L’hypothèse que tout est hypothèse implique, cependant, une incertitude majeure. Puisque rien n’est fondamentalement sûr – toute certitude n’est que formelle –, tout est « en cause » en permanence, et la vérification théorique des hypothèses reste en jeu, jusqu’à ce que la vérification pratique y mette fin. La vérification théorique est une vérification logique, une mise en conformité par rapport aux règles convenues de la totalité comme médiation par rapport au but. La vérification pratique d’une pensée est la fin d’une pensée. Quand une hypothèse est achevée, elle disparaît. La somme des hypothèses qui surgit de cette vérification pratique se substitue, jusque dans la mémoire, à cette hypothèse achevée. L’incertitude de l’hypothèse peut cependant être perçue comme la précarité de la vie : c’est ce qui lui donne, par ailleurs, toute son intensité. L’incertitude de l’hypothèse est l’insatisfaction de l’humain, le principe négatif de son but, de sa fin.

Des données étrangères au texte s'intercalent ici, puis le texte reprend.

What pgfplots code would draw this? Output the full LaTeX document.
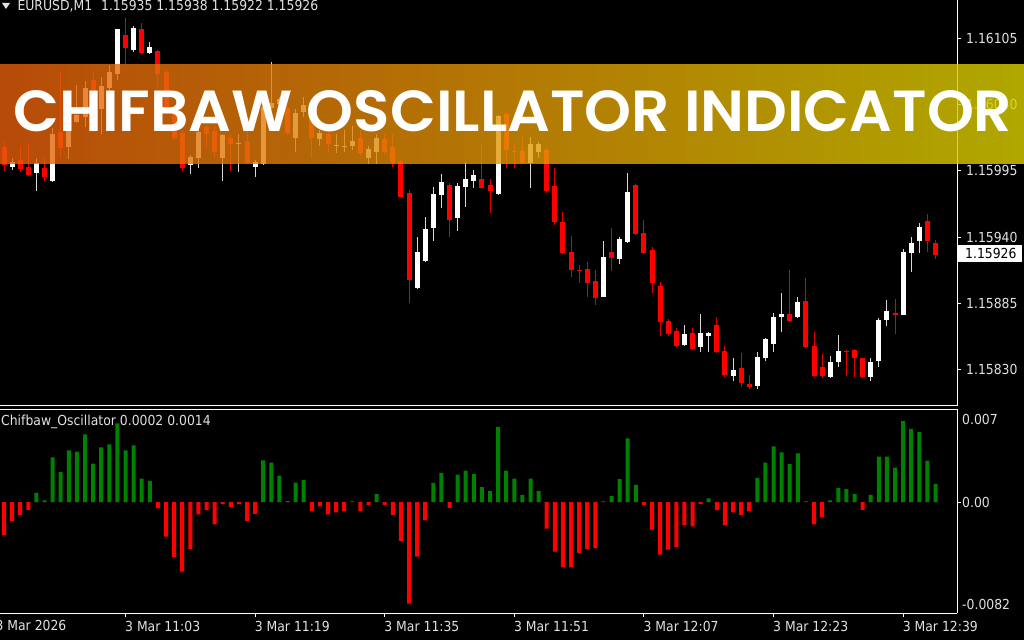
\documentclass[border=0pt]{standalone}
\usepackage{pgfplots}
\pgfplotsset{compat=1.18}
\usepackage{pgfplotstable}
\usepackage{fontspec}
\usepackage{graphicx}
\newfontfamily\labfont{DejaVu Sans Condensed}
\newfontfamily\banfont{Poppins}[UprightFont=* SemiBold]
\newcommand\lab{\labfont\fontsize{13.8pt}{16pt}\selectfont}
\definecolor{labgray}{RGB}{225,225,225}
\definecolor{bnL}{RGB}{229,94,12}
\definecolor{bnM}{RGB}{222,146,10}
\definecolor{bnR}{RGB}{220,210,0}
\definecolor{oscgreen}{RGB}{0,128,0}
\definecolor{oscred}{RGB}{255,0,0}
\definecolor{candred}{RGB}{255,0,0}
\definecolor{wickbull}{RGB}{215,215,215}
\definecolor{wickbear}{RGB}{225,0,0}

\pgfplotstableread{
i O H L C
1 1.15999 1.16006 1.15996 1.16002
4 1.15994 1.16006 1.15978 1.16001
6 1.15987 1.16031 1.15986 1.16025
8 1.16015 1.16048 1.16005 1.16036
9 1.16036 1.16066 1.16035 1.16041
10 1.16040 1.16070 1.16031 1.16063
12 1.16047 1.16073 1.16026 1.16065
13 1.16064 1.16083 1.16058 1.16077
14 1.16076 1.16113 1.16070 1.16112
16 1.16096 1.16115 1.16094 1.16113
18 1.16093 1.16102 1.16092 1.16097
23 1.16000 1.16008 1.15992 1.16006
24 1.16006 1.16031 1.15997 1.16027
27 1.16006 1.16026 1.15987 1.16024
29 1.16018 1.16026 1.15994 1.16018
31 1.15999 1.16004 1.15990 1.16002
32 1.16001 1.16050 1.16000 1.16048
33 1.16048 1.16085 1.16046 1.16051
34 1.16051 1.16056 1.16048 1.16054
36 1.16023 1.16046 1.16011 1.16043
37 1.16044 1.16056 1.16040 1.16049
39 1.16022 1.16029 1.16016 1.16026
41 1.16016 1.16026 1.16010 1.16016
42 1.16015 1.16029 1.16011 1.16015
43 1.16016 1.16032 1.16012 1.16019
45 1.16006 1.16016 1.16001 1.16013
46 1.16011 1.16026 1.16001 1.16022
51 1.15898 1.15940 1.15897 1.15927
52 1.15921 1.15957 1.15919 1.15946
53 1.15948 1.15982 1.15937 1.15975
54 1.15975 1.15992 1.15964 1.15985
56 1.15956 1.15985 1.15945 1.15982
57 1.15982 1.16002 1.15965 1.15988
58 1.15987 1.15996 1.15981 1.15991
61 1.15976 1.16041 1.15975 1.16040
65 1.16002 1.16023 1.15981 1.16017
66 1.16011 1.16019 1.16006 1.16017
74 1.15891 1.15937 1.15890 1.15923
76 1.15922 1.15940 1.15918 1.15938
77 1.15936 1.15993 1.15935 1.15977
84 1.15851 1.15867 1.15850 1.15859
86 1.15849 1.15876 1.15845 1.15860
87 1.15858 1.15861 1.15845 1.15860
90 1.15825 1.15840 1.15821 1.15829
93 1.15817 1.15845 1.15814 1.15840
94 1.15840 1.15856 1.15837 1.15855
95 1.15852 1.15877 1.15845 1.15873
96 1.15874 1.15894 1.15861 1.15876
98 1.15874 1.15890 1.15873 1.15886
102 1.15824 1.15841 1.15823 1.15836
103 1.15837 1.15859 1.15832 1.15845
107 1.15824 1.15840 1.15821 1.15836
108 1.15838 1.15873 1.15832 1.15871
109 1.15872 1.15888 1.15866 1.15878
111 1.15876 1.15930 1.15875 1.15927
112 1.15927 1.15940 1.15911 1.15935
113 1.15937 1.15952 1.15927 1.15948
}\bull

\pgfplotstableread{
i O H L C
0 1.16014 1.16019 1.15995 1.16000
2 1.16004 1.16016 1.15994 1.15997
3 1.15998 1.16018 1.15991 1.15992
5 1.15997 1.16006 1.15987 1.15990
7 1.16027 1.16077 1.16006 1.16014
11 1.16070 1.16077 1.16027 1.16046
15 1.16107 1.16122 1.16083 1.16097
17 1.16112 1.16118 1.16092 1.16093
19 1.16094 1.16095 1.16065 1.16076
20 1.16077 1.16079 1.16046 1.16048
21 1.16048 1.16050 1.16021 1.16023
22 1.16026 1.16029 1.15995 1.15998
25 1.16031 1.16033 1.16014 1.16026
26 1.16028 1.16032 1.16006 1.16011
28 1.16022 1.16026 1.15995 1.16018
30 1.16019 1.16029 1.16001 1.16002
35 1.16047 1.16050 1.16025 1.16027
38 1.16051 1.16054 1.16006 1.16023
40 1.16025 1.16031 1.16010 1.16018
44 1.16022 1.16029 1.16007 1.16010
47 1.16021 1.16026 1.16009 1.16011
48 1.16014 1.16026 1.15998 1.16002
49 1.16002 1.16004 1.15973 1.15974
50 1.15976 1.15979 1.15885 1.15905
55 1.15983 1.15985 1.15940 1.15955
59 1.15988 1.16017 1.15980 1.15981
60 1.15983 1.15988 1.15960 1.15979
62 1.16042 1.16044 1.15997 1.16013
63 1.16011 1.16017 1.15997 1.16011
64 1.16011 1.16023 1.16001 1.16002
67 1.16012 1.16014 1.15977 1.15979
68 1.15982 1.15997 1.15950 1.15953
69 1.15952 1.15961 1.15926 1.15927
70 1.15927 1.15941 1.15907 1.15913
71 1.15912 1.15917 1.15902 1.15912
72 1.15913 1.15919 1.15890 1.15902
73 1.15903 1.15913 1.15884 1.15890
75 1.15927 1.15948 1.15912 1.15923
78 1.15983 1.15984 1.15942 1.15943
79 1.15943 1.15954 1.15926 1.15927
80 1.15929 1.15932 1.15894 1.15902
81 1.15899 1.15903 1.15858 1.15870
82 1.15870 1.15872 1.15858 1.15860
83 1.15862 1.15865 1.15849 1.15850
85 1.15860 1.15865 1.15846 1.15848
88 1.15867 1.15874 1.15844 1.15845
89 1.15845 1.15850 1.15824 1.15826
91 1.15831 1.15844 1.15816 1.15819
92 1.15818 1.15826 1.15814 1.15816
97 1.15876 1.15913 1.15870 1.15871
99 1.15887 1.15906 1.15848 1.15849
100 1.15849 1.15861 1.15824 1.15825
101 1.15832 1.15843 1.15823 1.15825
104 1.15845 1.15846 1.15825 1.15845
105 1.15846 1.15847 1.15824 1.15840
106 1.15839 1.15840 1.15823 1.15824
110 1.15877 1.15889 1.15860 1.15876
114 1.15953 1.15959 1.15928 1.15937
115 1.15935 1.15938 1.15922 1.15926
}\bear

\pgfplotstableread{
i v
0 -0.00244
1 -0.00141
2 -0.00096
3 -0.00059
4 0.00067
5 0.00013
6 0.00331
7 0.00222
8 0.00383
9 0.00373
10 0.00501
11 0.00284
12 0.00405
13 0.00427
14 0.00583
15 0.00383
16 0.00420
17 0.00173
18 0.00156
19 -0.00047
20 -0.00257
21 -0.00407
22 -0.00516
23 -0.00348
24 -0.00091
25 -0.00061
26 -0.00165
27 -0.00015
28 -0.00037
29 -0.00015
30 -0.00139
31 -0.00087
32 0.00309
33 0.00291
34 0.00195
35 0.00007
36 0.00143
37 0.00163
38 -0.00067
39 -0.00032
40 -0.00091
41 -0.00076
42 -0.00067
43 0.00005
44 -0.00067
45 -0.00022
46 0.00059
47 -0.00022
48 -0.00096
49 -0.00287
50 -0.00753
51 -0.00405
52 -0.00136
53 0.00141
54 0.00215
55 -0.00044
56 0.00202
57 0.00232
58 0.00207
59 0.00111
60 0.00081
61 0.00556
62 0.00232
63 0.00173
64 0.00052
65 0.00173
66 0.00081
67 -0.00198
68 -0.00368
69 -0.00481
70 -0.00481
71 -0.00376
72 -0.00348
73 -0.00341
74 0.00005
75 0.00044
76 0.00170
77 0.00472
78 0.00126
79 -0.00022
80 -0.00205
81 -0.00390
82 -0.00353
83 -0.00333
84 -0.00170
85 -0.00180
86 -0.00015
87 0.00027
88 -0.00061
89 -0.00173
90 -0.00076
91 -0.00096
92 -0.00067
93 0.00178
94 0.00291
95 0.00413
96 0.00368
97 0.00281
98 0.00361
99 0.00005
100 -0.00165
101 -0.00113
102 0.00013
103 0.00104
104 0.00096
105 0.00059
106 -0.00059
107 0.00052
108 0.00336
109 0.00336
110 0.00254
111 0.00600
112 0.00541
113 0.00519
114 0.00306
115 0.00133
}\osc

\begin{document}
\begin{tikzpicture}
\useasboundingbox (0pt,0pt) rectangle (1024pt,640pt);
\clip (0pt,0pt) rectangle (1024pt,640pt);
\fill[black] (0pt,0pt) rectangle (1024pt,640pt);

% ---------------- price pane ----------------
\begin{axis}[
  at={(0pt,234pt)}, anchor=south west,
  width=957pt, height=406pt, scale only axis,
  xmin=-0.494, xmax=117.65, ymin=1.157999, ymax=1.161368,
  axis x line=bottom, axis y line=right,
  axis line style={white, line width=1pt, -},
  xtick=\empty,
  ytick={1.16105,1.16050,1.15995,1.15940,1.15885,1.15830},
  yticklabels={1.16105,1.16050,1.15995,1.15940,1.15885,1.15830},
  scaled y ticks=false,
  ytick align=outside, major tick length=4pt,
  tick style={white, line width=1pt},
  yticklabel style={font=\lab, text=labgray, anchor=west, inner sep=0pt, xshift=5pt},
  clip=true,
]
% wicks
\addplot[draw=wickbull, line width=1pt, quiver={u=0, v=\thisrow{H}-\thisrow{L}}] table[x=i, y=L] {\bull};
\addplot[draw=wickbear, line width=1pt, quiver={u=0, v=\thisrow{H}-\thisrow{L}}] table[x=i, y=L] {\bear};
% bodies
\addplot[draw=white, line width=5pt, quiver={u=0, v=\thisrow{C}-\thisrow{O}}] table[x=i, y=O] {\bull};
\addplot[draw=candred, line width=5pt, quiver={u=0, v=\thisrow{C}-\thisrow{O}}] table[x=i, y=O] {\bear};
% body edges (also draws doji lines)
\addplot[only marks, mark=-, mark size=2.5pt, mark options={draw=white, line width=1pt}] table[x=i, y=O] {\bull};
\addplot[only marks, mark=-, mark size=2.5pt, mark options={draw=white, line width=1pt}] table[x=i, y=C] {\bull};
\addplot[only marks, mark=-, mark size=2.5pt, mark options={draw=candred, line width=1pt}] table[x=i, y=O] {\bear};
\addplot[only marks, mark=-, mark size=2.5pt, mark options={draw=candred, line width=1pt}] table[x=i, y=C] {\bear};
\end{axis}

% ---------------- oscillator pane ----------------
\begin{axis}[
  at={(0pt,27pt)}, anchor=south west,
  width=957pt, height=204pt, scale only axis,
  xmin=-0.494, xmax=117.65, ymin=-0.008222, ymax=0.006889,
  axis x line=box, axis y line=right,
  axis line style={white, line width=1pt, -},
  xtick={15,31,47,63,79,95,111},
  xticklabels={3 Mar 11:03,3 Mar 11:19,3 Mar 11:35,3 Mar 11:51,3 Mar 12:07,3 Mar 12:23,3 Mar 12:39},
  xtick pos=left,
  ytick={0}, yticklabels={0.00},
  extra y ticks={0.00615,-0.00756},
  extra y tick labels={0.007,-0.0082},
  extra y tick style={major tick style={draw=none}},
  scaled y ticks=false,
  tick align=outside, major tick length=4pt,
  tick style={white, line width=1pt},
  ticklabel style={font=\lab, text=labgray, inner sep=0pt},
  xticklabel style={anchor=base west, xshift=-0.5pt, yshift=-14pt},
  yticklabel style={anchor=west, xshift=1pt},
  clip=true,
]
\addplot[ybar, bar width=4pt, bar shift=0pt, fill=oscgreen, draw=none]
  table[x=i, y expr={\thisrow{v}>0 ? \thisrow{v} : 0}] {\osc};
\addplot[ybar, bar width=4pt, bar shift=0pt, fill=oscred, draw=none]
  table[x=i, y expr={\thisrow{v}<0 ? \thisrow{v} : 0}] {\osc};
\end{axis}

% first date label (its tick lies just left of the window)
\node[anchor=base west, inner sep=0pt, font=\lab, text=labgray] at (-4.6pt,9.3pt) {3 Mar 2026};

% indicator window label
\node[anchor=base west, inner sep=0pt, font=\lab, text=labgray] at (1pt,214.5pt) {Chifbaw\_Oscillator 0.0002 0.0014};

% header
\fill[labgray] (2pt,637pt) -- (10pt,637pt) -- (6pt,631pt) -- cycle;
\node[anchor=base west, inner sep=0pt, font=\lab, text=labgray] at (17.3pt,629.3pt) {EURUSD,M1\hspace{9pt}1.15935 1.15938 1.15922 1.15926};

% current price box
\fill[white] (958pt,378pt) rectangle (1022pt,395pt);
\node[anchor=west, inner sep=0pt, font=\lab, text=black] at (965pt,386.3pt) {1.15926};

% banner
\shade[left color=bnL, middle color=bnM, right color=bnR, opacity=0.8] (0pt,476pt) rectangle (1024pt,575pt);
\node[anchor=base west, inner sep=0pt, text=white] at (13.3pt,508.3pt)
  {\resizebox{998.4pt}{41pt}{\banfont CHIFBAW OSCILLATOR INDICATOR}};
\end{tikzpicture}
\end{document}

Enfin, toute la pensée est hypothèse, parce que toute la pensée est insatisfaction, mouvement fondamental de ce qui est inachevé vers son accomplissement. L’hypothèse est toujours une proposition par rapport à un but. La pensée, en tant qu’hypothèse, est d’abord et fondamentalement proposition d’achèvement, de réalisation. L’hypothèse est l’argument et l’anticipation de la réalisation. Pensée et humanité sont entièrement le projet contenu dans cet argument et dans cette anticipation de la réalisation.